Eh. . . . uh. . . . yeah. . . .
[Looking at join date.]
Boy, I say, Boy, I know ya mean well, but. . . 2015 - *2010 = 5.

*Year the OP died.

:frowning:

Wow, I had no idea.

Whoops! typo. (corrected below)

Sorry to hear that. :frowning:

I would have posted even had I known, though. I posted in response to a thread on rabbit, and was intending to write to the people posting there, not to the OP, who presumably had either cooker her goose or not years ago.

I seem to remember hearing that they can be greasy…

Back in 1980 I convinced my mother to cook goose for Christmas since goose is the meal in Dickens “A Christmas Carol”. I won’t say it was very delicious but it wasn’t bad. Afterwards my mother commented to my grandmother, who agreed, that it wasn’t as greasy as they thought it would be.

My younger sister complained that it wasn't turkey as our Christmas dinners always had been so goose didn't become a tradition.

Is roast goose the poultry that gets served with cherry syrup sometimes?

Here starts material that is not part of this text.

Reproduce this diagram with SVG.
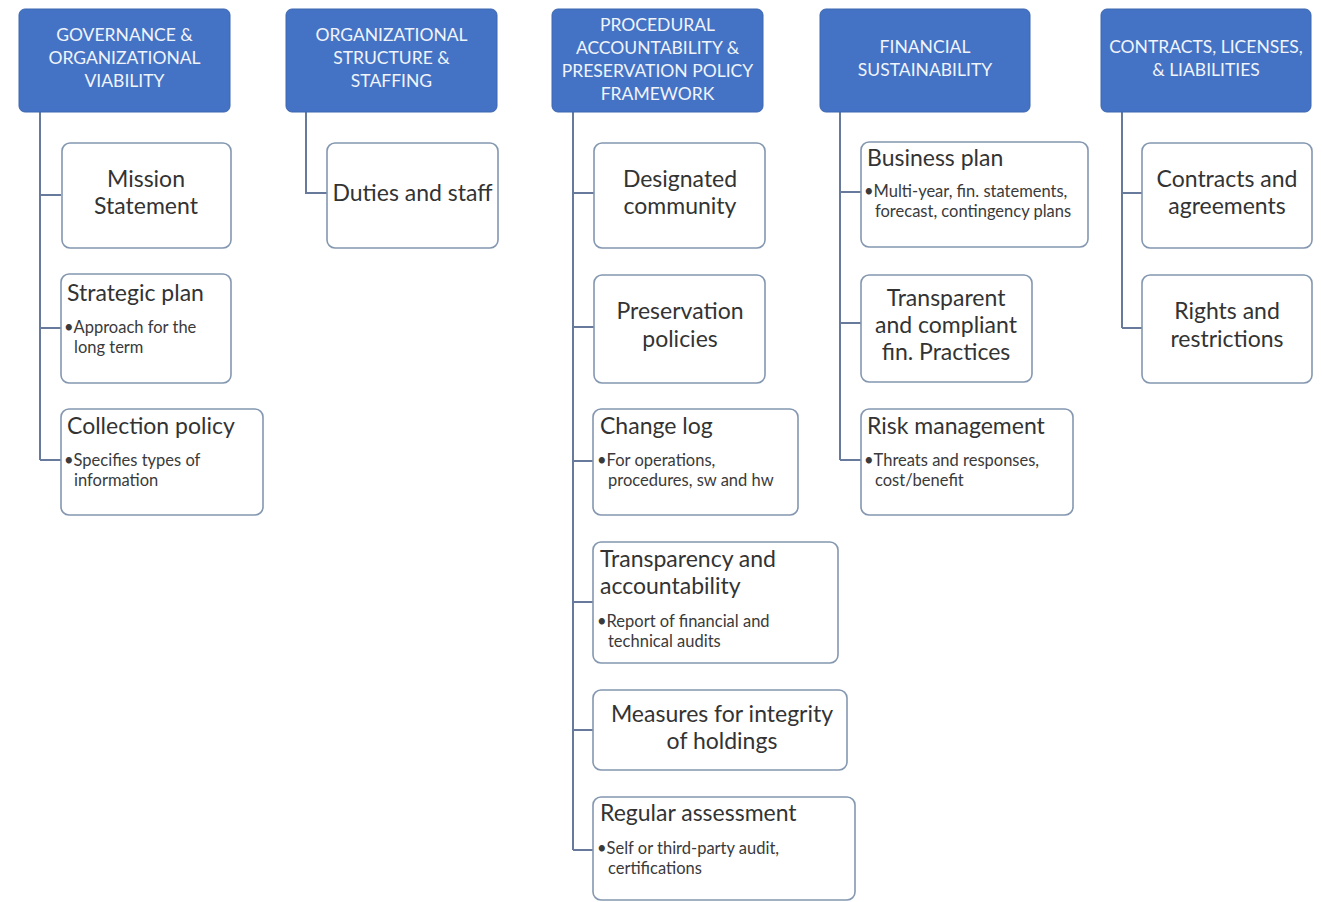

I vaguely recall seeing something on a cooking show. Or was that duck, or pheasant?

Orange sauce with Duck often.

I smoke a goose and a couple of ducks at Thanksgiving each year. I trim as much fat as possible to render for other uses, and then put them on the smoker at a low heat for a few hours. It comes out amazing, and the leftover meat is stripped from the bones for a cassaulet over the weekend.